Je le vois sourire à cette question tandis que son regard demeure sérieux et qu'il lance :
— Je n'ai pas de souvenirs. Je n'ai pas de biographie…
Extrait 2 :
Je me souvenais aussi que La Voie royale est une vision romanesque de l'aventure vécue par Malraux dans la jungle cambodgienne alors qu'il avait vingt-deux ans. Sorti de l'Ecole des langues orientales, chargé d'une vague mission archéologique, Malraux s'était embarqué pour le Cambodge avec sa jeune femme, l'Allemande Clara Goldschmidt. Un compatriote de celle-ci, antiquaire réputé, n'avait pas eu de mal à persuader le jeune couple que l'Administration française laissait à l'abandon des trésors d'art inestimables. Il s'agissait de s'enfoncer dans la jungle pour les découvrir, puis de les expédier en Europe où lui, l'antiquaire, se chargerait de les soumettre au plus haut cours à l'attention des collectionneurs éclairés. Malraux, dans son enthousiasme juvénile, ne vit sans doute que le romanesque de l'opération. L'affaire tourna mal : convaincu que les trésors appartiennent au «découvreur», il fit desceller quelques bas-reliefs d'un temple abandonné au plus profond de la jungle et tenta de passer avec la frontière siamoise; refoulé, ayant rebroussé chemin, il fut arrêté à Saïgon au moment d'embarquer et se vit l'objet de poursuites judiciaires. A Paris, l'affaire souleva à juste titre l'émotion des milieux littéraires. André Breton prit l'initiative d'une protestation à laquelle il rallia André Gide, Pierre Mac Orlan, Max Jacob, Pierre Drieu La Rochelle, Edmond Jaloux et quelques autres. Le «Pape du surréalisme» écrivit : «Malraux va se trouver empêché momentanément, et peut-être, hélas ! définitivement, de servir l'art de notre temps en France, de réaliser – qui sait ! – une œuvre plus haute que celle qu'il a menacée…» Malraux n'avait pourtant encore que peu écrit : Lunes en papier et Ecrit pour une idole à trompe (1921). Mais les écrivains dits «de droite» s'émurent à leur tour. Léon Daudet – qui jugera plus tard ses livres «traduits du charabia» rappela qu'André Malraux avait écrit dans la préface de Mademoiselle Monk : «Je considère Charles Maurras comme un des esprits les plus éclairés et les plus lucides de notre temps», et se joignit au mouvement.
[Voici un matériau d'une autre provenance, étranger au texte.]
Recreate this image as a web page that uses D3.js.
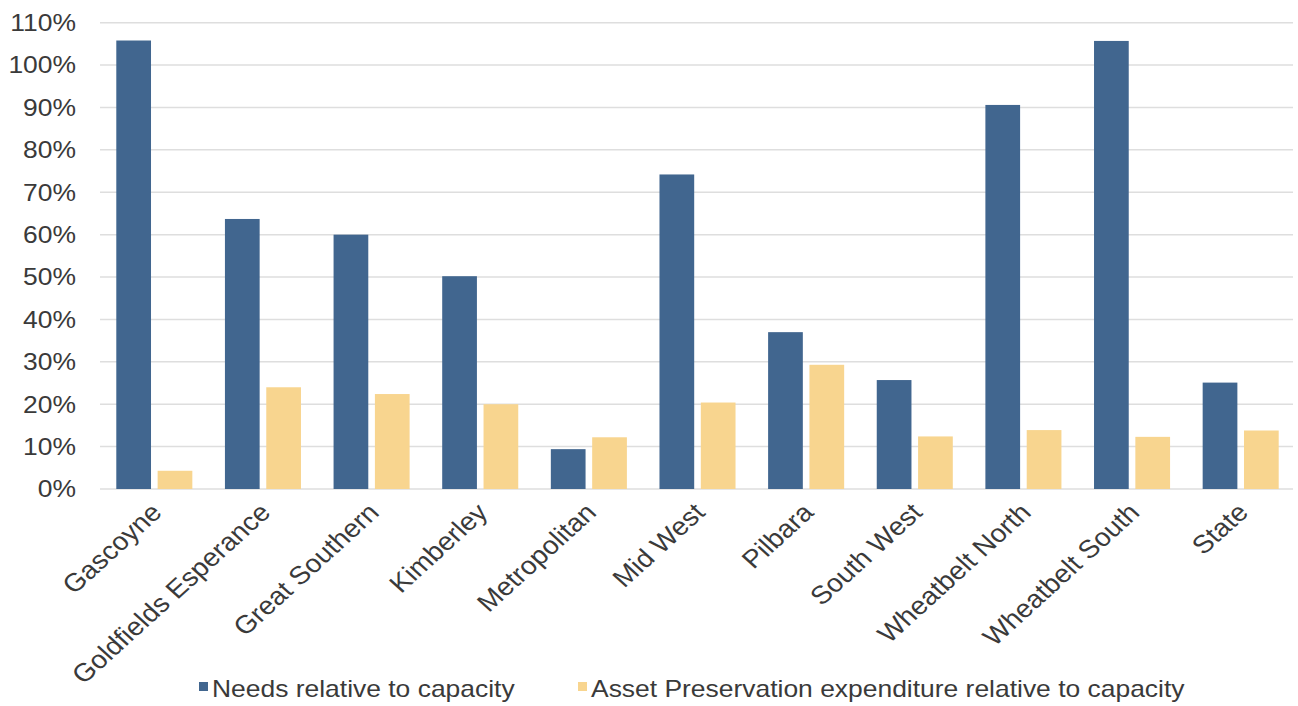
<!DOCTYPE html>
<html>
<head>
<meta charset="utf-8">
<script src="https://cdn.jsdelivr.net/npm/d3@7"></script>
<style>
  html, body { margin: 0; padding: 0; background: #ffffff; }
  svg { display: block; }
  text { font-family: "Liberation Sans", Arial, Helvetica, sans-serif; fill: #3a3a3a; }
</style>
</head>
<body>
<svg id="chart" width="1298" height="706"></svg>
<script>
// Regions and the two ratios plotted for each (percent)
const regions = ["Gascoyne", "Goldfields Esperance", "Great Southern", "Kimberley", "Metropolitan",
  "Mid West", "Pilbara", "South West", "Wheatbelt North", "Wheatbelt South", "State"];
const needs = [105.8, 63.7, 60.0, 50.2, 9.4, 74.2, 37.0, 25.7, 90.6, 105.7, 25.1];
const assetPreservation = [4.3, 24.0, 22.4, 20.0, 12.2, 20.4, 29.3, 12.4, 13.9, 12.3, 13.8];
const seriesNames = ["Needs relative to capacity", "Asset Preservation expenditure relative to capacity"];
const seriesColors = ["#41668f", "#f8d58f"];
const yTicks = [0, 10, 20, 30, 40, 50, 60, 70, 80, 90, 100, 110];

const svg = d3.select("#chart");

const x0 = d3.scaleBand().domain(regions).range([100, 1295]).paddingInner(0.3).paddingOuter(0.15);
const x1 = d3.scaleBand().domain([0, 1]).range([0, x0.bandwidth()]).paddingInner(0.16);
const y = d3.scaleLinear().domain([0, 110]).range([489, 22.7]);

// Horizontal gridlines
svg.append("g").selectAll("line").data(yTicks).join("line")
  .attr("x1", 100).attr("x2", 1293)
  .attr("y1", d => y(d)).attr("y2", d => y(d))
  .attr("stroke", "#dedede").attr("stroke-width", 1.5);

// Y tick labels
svg.append("g").selectAll("text").data(yTicks).join("text")
  .attr("transform", d => `translate(76,${y(d)}) scale(1.15,1)`)
  .attr("text-anchor", "end")
  .attr("dy", "0.36em")
  .style("font-size", "23px")
  .text(d => d + "%");

// Bars
const rows = regions.map((r, i) => ({ region: r, values: [needs[i], assetPreservation[i]] }));
const groups = svg.append("g").selectAll("g").data(rows).join("g")
  .attr("transform", d => `translate(${x0(d.region)},0)`);
groups.selectAll("rect").data(d => d.values.map((v, k) => ({ v, k }))).join("rect")
  .attr("x", d => x1(d.k))
  .attr("width", x1.bandwidth())
  .attr("y", d => y(d.v))
  .attr("height", d => y(0) - y(d.v))
  .attr("fill", d => seriesColors[d.k]);

// Category labels, rotated
svg.append("g").selectAll("text").data(regions).join("text")
  .attr("transform", d => `translate(${x0(d) + x0.bandwidth() / 2 + 9},${514}) scale(1.1,1) rotate(-45)`)
  .attr("text-anchor", "end")
  .style("font-size", "25.5px")
  .text(d => d);

// Legend
const legendX = [199, 578];
const legend = svg.append("g").selectAll("g").data(seriesNames).join("g")
  .attr("transform", (d, i) => `translate(${legendX[i]},0)`);
legend.append("rect")
  .attr("x", 0).attr("y", 682).attr("width", 9).attr("height", 9)
  .attr("fill", (d, i) => seriesColors[i]);
legend.append("text")
  .attr("transform", "translate(13,697) scale(1.15,1)")
  .style("font-size", "23px")
  .text(d => d);
</script>
</body>
</html>
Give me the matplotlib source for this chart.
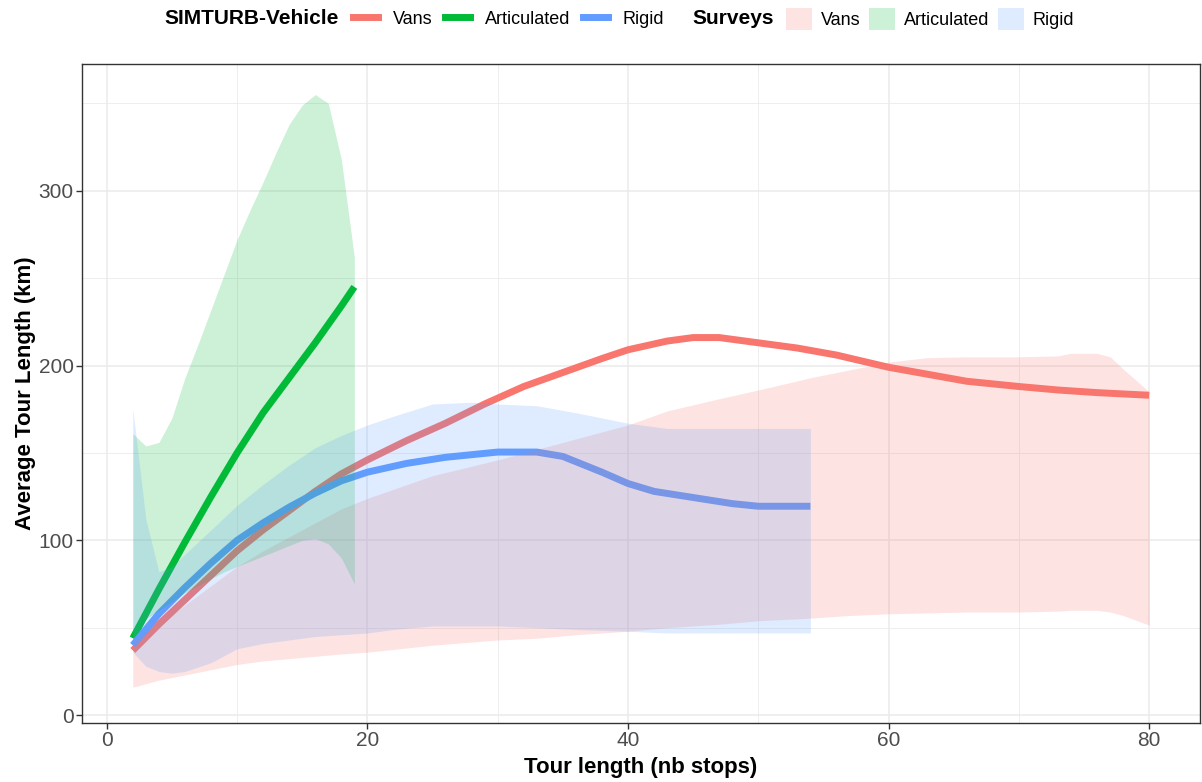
import numpy as np
import matplotlib
matplotlib.use("Agg")
import matplotlib.pyplot as plt
from matplotlib.lines import Line2D
from matplotlib.patches import Patch

plt.rcParams['font.family'] = ['Liberation Sans', 'DejaVu Sans']

# colours (ggplot hue palette)
col_vans, col_art, col_rigid = "#F8766D", "#00BA38", "#619CFF"

# SIMTURB-Vehicle lines
vans_x = [2, 4, 6, 8, 10, 12, 14, 16, 18, 20, 23, 26, 29, 32, 35, 38, 40, 43, 45, 47,
          50, 53, 56, 60, 63, 66, 70, 73, 76, 80]
vans_y = [37, 52, 66, 80, 94, 106, 117, 128, 138, 146, 157, 167, 178, 188, 196, 204, 209, 214, 216, 216,
          213, 210, 206, 199, 195, 191, 188, 186, 184.5, 183]

art_x = [2, 4, 6, 8, 10, 12, 14, 16, 18, 19]
art_y = [44, 72, 99, 125, 150, 173, 193, 213, 234, 245]

rigid_x = [2, 4, 6, 8, 10, 12, 14, 16, 18, 20, 23, 26, 30, 33, 35, 36, 38, 40, 42, 45, 48, 50, 54]
rigid_y = [40, 58, 73, 87, 100, 110, 119, 127, 134, 139, 144, 147.5, 150.5, 150.5, 148, 145, 139,
           132.5, 128, 124.5, 121, 119.5, 119.5]

# Surveys ribbons
sv_vans_x = [2, 4, 6, 8, 10, 12, 15, 18, 20, 25, 30, 33, 36, 40, 43, 47, 50, 54, 57, 60,
             63, 66, 70, 73, 74, 76, 77, 78, 80]
sv_vans_hi = [42, 52, 63, 74, 85, 94, 106, 118, 124, 137, 146, 152, 158, 166, 174, 181, 186, 193, 197.5, 202,
              204.5, 205, 205, 205.5, 207, 207, 205, 198, 185]
sv_vans_lo = [16, 20, 23, 26, 29, 31, 33, 35, 36, 40, 43, 44, 46, 48, 50, 52, 54, 55.5, 57, 58,
              58.5, 59, 59, 59.5, 60, 60, 59, 57, 51.5]

sv_art_x = [2, 3, 4, 5, 6, 7, 8, 9, 10, 11, 12, 13, 14, 15, 16, 17, 18, 19]
sv_art_hi = [161, 154, 156, 170, 193, 212, 232, 252, 272, 289, 305, 322, 338, 349, 355, 350, 318, 262]
sv_art_lo = [48, 55, 60, 65, 70, 74, 78, 82, 85, 88, 91, 94, 97, 100, 101, 98, 90, 75]

sv_rigid_x = [2, 3, 4, 5, 6, 8, 10, 12, 14, 16, 18, 20, 22, 25, 28, 30, 33, 36, 40, 43, 46, 50, 54]
sv_rigid_hi = [175, 112, 82, 85, 92, 106, 120, 132, 143, 153, 160, 166, 171, 178, 179, 178, 177, 173,
               167, 164, 164, 164, 164]
sv_rigid_lo = [36, 28, 25, 24, 25, 30, 38, 41, 43, 45, 46, 47, 49, 51, 51, 51, 50, 49, 48, 47, 47, 47, 47]

W, H = 1202, 782
fig = plt.figure(figsize=(W / 100, H / 100), dpi=100)
ax = fig.add_axes([82 / W, 1 - 723 / H, (1200 - 82) / W, (723 - 64) / H])

lw = 5
for x, y, c in [(vans_x, vans_y, col_vans), (art_x, art_y, col_art), (rigid_x, rigid_y, col_rigid)]:
    ax.plot(x, y, color=c, lw=lw, solid_joinstyle='round', solid_capstyle='butt', zorder=2)

for x, lo, hi, c in [(sv_vans_x, sv_vans_lo, sv_vans_hi, col_vans),
                     (sv_art_x, sv_art_lo, sv_art_hi, col_art),
                     (sv_rigid_x, sv_rigid_lo, sv_rigid_hi, col_rigid)]:
    ax.fill_between(x, lo, hi, color=c, alpha=0.2, lw=0, zorder=3)

ax.set_xlim(-1.9, 83.9)
ax.set_ylim(-4.5, 372.5)
ax.set_xticks([0, 20, 40, 60, 80])
ax.set_yticks([0, 100, 200, 300])
ax.set_xticks([10, 30, 50, 70], minor=True)
ax.set_yticks([50, 150, 250, 350], minor=True)
ax.grid(which='major', color='#EBEBEB', lw=1.1, zorder=0)
ax.grid(which='minor', color='#EBEBEB', lw=0.6, zorder=0)
ax.set_axisbelow(True)
ax.tick_params(which='minor', length=0)
ax.tick_params(which='major', length=4, width=1, color='#333333', labelcolor='#4D4D4D',
               labelsize=15, pad=2)
for s in ax.spines.values():
    s.set_color('#333333')
    s.set_linewidth(1)

ax.set_xlabel("Tour length (nb stops)", fontsize=16, fontweight='bold', labelpad=4.5)
ax.set_ylabel("Average Tour Length (km)", fontsize=16, fontweight='bold', labelpad=1.5)

# legends on top
ly = 1 - 19 / H
fig.text(339 / W, ly, "SIMTURB-Vehicle", ha='right', va='center', fontsize=15, fontweight='bold')
fig.text(774 / W, ly, "Surveys", ha='right', va='center', fontsize=15, fontweight='bold')

h1 = [Line2D([], [], color=c, lw=lw) for c in (col_vans, col_art, col_rigid)]
fig.legend(h1, ["Vans", "Articulated", "Rigid"], loc='center left', bbox_to_anchor=(353 / W, ly),
           ncol=3, frameon=False, fontsize=13, borderpad=0, handlelength=1.4, handletextpad=0.8,
           columnspacing=0.7, borderaxespad=0)

h2 = [Patch(facecolor=c, alpha=0.2, lw=0) for c in (col_vans, col_art, col_rigid)]
fig.legend(h2, ["Vans", "Articulated", "Rigid"], loc='center left', bbox_to_anchor=(786 / W, ly),
           ncol=3, frameon=False, fontsize=13, borderpad=0, handlelength=1.45, handleheight=1.45,
           handletextpad=0.5, columnspacing=0.45, borderaxespad=0)

fig.savefig("out.png", dpi=100)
De mauvaise grâce, l'Administration dut céder et Malraux fut enfin gracié. En dehors de considération strictement juridiques, comment ne pas comprendre la frénésie de Malraux, sa conscience de posséder ce qu'il venait de découvrir après avoir surmonté les obstacles les plus difficiles qui soient ?
Devina-t-il le cheminement de mes pensées ? Malraux me dit :
— Pourquoi suis-je allé en Asie ? Vous savez que c'est la question que m'a posée Paul Valéry, lorsque je l'ai rencontré pour la première fois. La réponse serait peut-être simple, si je n'avais horreur de la complicité qui nous unit à nous-même par le mécanisme de la mémoire. S'il existe des hommes pour lesquels l'état de souvenir flottant dont est colorée la vie est un état secourable, et d'autres pour lesquels il est une permanente menace, la différence entre ces deux types – ce qui sépare irréductiblement Stendhal de Dostoïevski – est une des plus profondes qui puissent séparer les hommes.
Extrait 3 :
— Quand je suis parti pour l'Asie, reprit Malraux, j'étais déjà conscient et convaincu que contre le poids de destin qui menace tous les hommes, un seul d'entre eux voit s'offrir à lui une possibilité de recours : l'artiste. Lui seul, peut-être, se soustraira à jamais à l'inexorable dépendance que lui ressasse la mort.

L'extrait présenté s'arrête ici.